July 9, 2008
Woodstock, VT – This year’s forestry operations at Marsh-Billings-Rockefeller National Historical Park will begin later this month as prescribed in the park’s forest management plan. The 1905 white pine plantation will be thinned by removing unhealthy and less vigorous trees, leaving the largest and healthiest to grow. This stand has been thinned in every decade since the 1950s. Thinning will help to preserve this historic plantation, representative of the evolution of forest management at the park.
The park is the birthplace and boyhood home of George Perkins Marsh. Marsh’s book Man and Nature is considered to be the one of the founding texts of the American conservation movement. Frederick Billings purchased the land from the Marsh family and established an estate that would serve as a model of wise stewardship in what has become the longest continuously managed forest in the United States. Billings’s granddaughter, Mary, and her husband, Laurance S. Rockefeller, sustained this stewardship approach and entrusted the National Park Service to continue forest management on the property.

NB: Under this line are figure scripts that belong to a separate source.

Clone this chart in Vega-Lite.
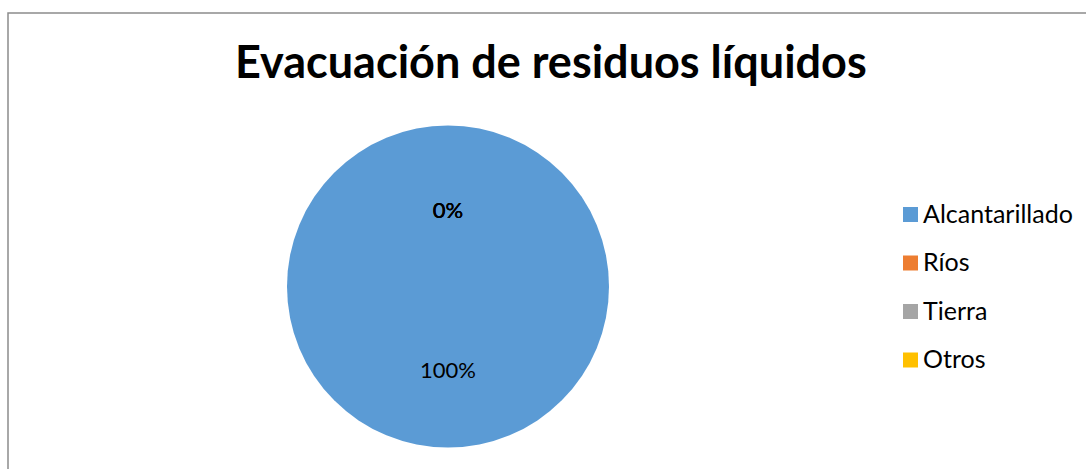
{
  "$schema": "https://vega.github.io/schema/vega-lite/v6.json",
  "width": 1090,
  "height": 460,
  "autosize": {"type": "none"},
  "padding": {"left": 8, "top": 13, "right": 0, "bottom": 0},
  "background": "white",
  "view": {"stroke": "#8c8c8c", "strokeWidth": 1.5},
  "config": {"view": {"stroke": "#8c8c8c", "strokeWidth": 1.5}},
  "layer": [
    {
      "data": {"values": [{"t": "Evacuación de residuos líquidos"}]},
      "mark": {"type": "text", "x": {"expr": "width*0.498"}, "y": {"expr": "height*0.1413"}, "baseline": "alphabetic", "align": "center", "font": "Lato", "fontSize": 45, "fontWeight": "bold", "color": "#000000"},
      "encoding": {"text": {"field": "t", "type": "nominal"}}
    },
    {
      "data": {
        "values": [
          {"cat": "Alcantarillado", "pct": 1, "ord": 1},
          {"cat": "Ríos", "pct": 0, "ord": 2},
          {"cat": "Tierra", "pct": 0, "ord": 3},
          {"cat": "Otros", "pct": 0, "ord": 4}
        ]
      },
      "encoding": {
        "theta": {"field": "pct", "type": "quantitative", "stack": true},
        "order": {"field": "ord", "type": "quantitative"}
      },
      "layer": [
        {
          "mark": {"type": "arc", "outerRadius": 161, "x": {"expr": "width*0.40367"}, "y": {"expr": "height*0.5946"}},
          "encoding": {
            "color": {
              "field": "cat",
              "type": "nominal",
              "scale": {
                "domain": ["Alcantarillado", "Ríos", "Tierra", "Otros"],
                "range": ["#5B9BD5", "#ED7D31", "#A5A5A5", "#FFC000"]
              },
              "legend": {
                "title": null,
                "orient": "none",
                "legendX": 890,
                "legendY": 189,
                "symbolType": "square",
                "symbolSize": 225,
                "symbolStrokeWidth": 0,
                "symbolOpacity": 1,
                "labelFont": "Lato",
                "labelFontSize": 25,
                "labelColor": "#000000",
                "labelOffset": 0,
                "rowPadding": 22.5,
                "padding": 0
              }
            }
          }
        },
        {
          "mark": {"type": "text", "radius": 80, "dy": 4, "x": {"expr": "width*0.40367"}, "y": {"expr": "height*0.5946"}, "font": "Lato", "fontSize": 22, "color": "#000000"},
          "encoding": {
            "text": {"field": "pct", "type": "quantitative", "format": ".0%"}
          }
        }
      ]
    }
  ]
}
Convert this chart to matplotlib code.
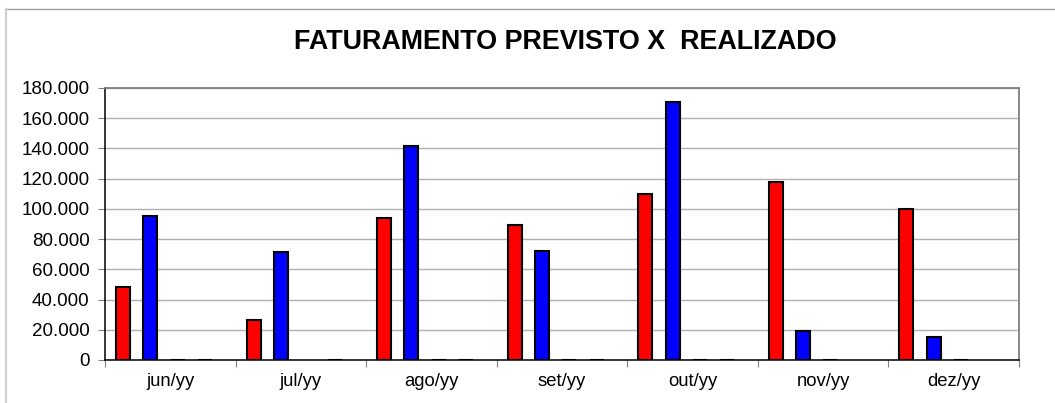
import matplotlib
matplotlib.use("Agg")
import matplotlib.pyplot as plt
import numpy as np
from matplotlib.lines import Line2D
from matplotlib.ticker import FuncFormatter

plt.rcParams['font.family'] = ['Liberation Sans', 'DejaVu Sans']

categories = ["jun/yy", "jul/yy", "ago/yy", "set/yy", "out/yy", "nov/yy", "dez/yy"]
previsto = [48000, 26500, 94000, 89300, 109900, 117800, 99800]
realizado = [95000, 71500, 141800, 72000, 170700, 19200, 15200]
serie3 = [0, np.nan, 0, 0, 0, 0, 0]
serie4 = [0, 0, 0, 0, 0, np.nan, np.nan]
title = "FATURAMENTO PREVISTO X  REALIZADO"

series = [previsto, realizado, serie3, serie4]
colors = ["#ff0000", "#0000ff", "#ffffff", "#ffffff"]

W, H = 1055, 403
fig = plt.figure(figsize=(W / 100, H / 100), dpi=100)
ax = fig.add_axes([105 / W, 1 - 360 / H, (1019 - 105) / W, (360 - 88) / H])

x = np.arange(len(categories))
step = 0.209
width = 0.107
shift = -0.049
for i, (vals, c) in enumerate(zip(series, colors)):
    v = np.array(vals, dtype=float)
    mask = ~np.isnan(v)
    ax.bar(x[mask] + (i - 1.5) * step + shift, v[mask], width=width, color=c,
           edgecolor="black", linewidth=1.5, zorder=3)

ax.set_xlim(-0.5, len(categories) - 0.5)
ax.set_ylim(0, 180000)
ax.set_yticks(np.arange(0, 180001, 20000))
ax.yaxis.set_major_formatter(FuncFormatter(lambda v, p: f"{int(v):,}".replace(",", ".")))
ax.grid(axis="y", color="#b0b0b0", linewidth=1.0, zorder=0)

ax.set_xticks(np.arange(-0.5, len(categories)), minor=False)
ax.set_xticklabels([])
ax.set_xticks(x, minor=True)
ax.set_xticklabels(categories, minor=True)
ax.tick_params(axis="x", which="major", length=5, color="#808080", direction="out")
ax.tick_params(axis="x", which="minor", length=0, pad=9, labelsize=13.3)
ax.tick_params(axis="y", length=5, color="#808080", direction="out", pad=6, labelsize=13.5)

for s in ["left", "bottom"]:
    ax.spines[s].set_color("black")
    ax.spines[s].set_linewidth(1.1)
for s in ["top", "right"]:
    ax.spines[s].set_color("#808080")
    ax.spines[s].set_linewidth(1.3)

fig.text(565 / W, 1 - 42 / H, title, ha="center", va="center",
         fontsize=19.4, fontweight="bold")

fig.add_artist(Line2D([5.5 / W, 1.0], [1 - 9 / H, 1 - 9 / H], color="#a0a0a0", linewidth=1.0))
fig.add_artist(Line2D([6 / W, 6 / W], [0, 1 - 9 / H], color="#d0d0d0", linewidth=1.6))

fig.savefig("out.png", dpi=100)
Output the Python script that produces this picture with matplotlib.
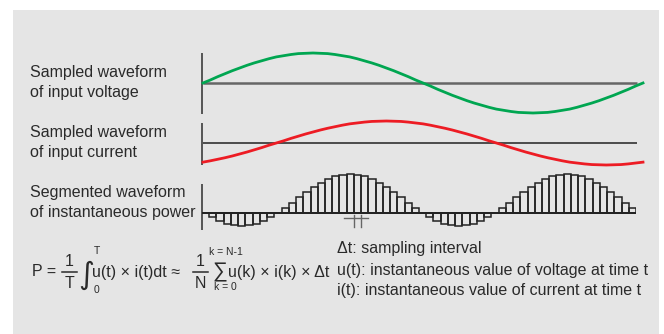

National Park Service staff in consultation with Redstart Forestry of Corinth, Vermont developed the management prescription for the forestry work. The work will be conducted by Long View Forest Contracting, Inc. of Charlestown, New Hampshire. Wood harvested from this treatment will be the inspiration for the Vermont Wood Products design competition, “The Design with Pine Challenge.” Design submissions will be displayed at the park’s Forest Center during the 5th Annual Forest Festival and Fine Furniture and Woodworking Festival September 27–28th, 2008.
Forest work will begin in mid-July and continue until completed. The total duration of the project is expected to be 6-8 weeks. Temporary trail closures will be required for public safety, but alternative routes will be clearly marked.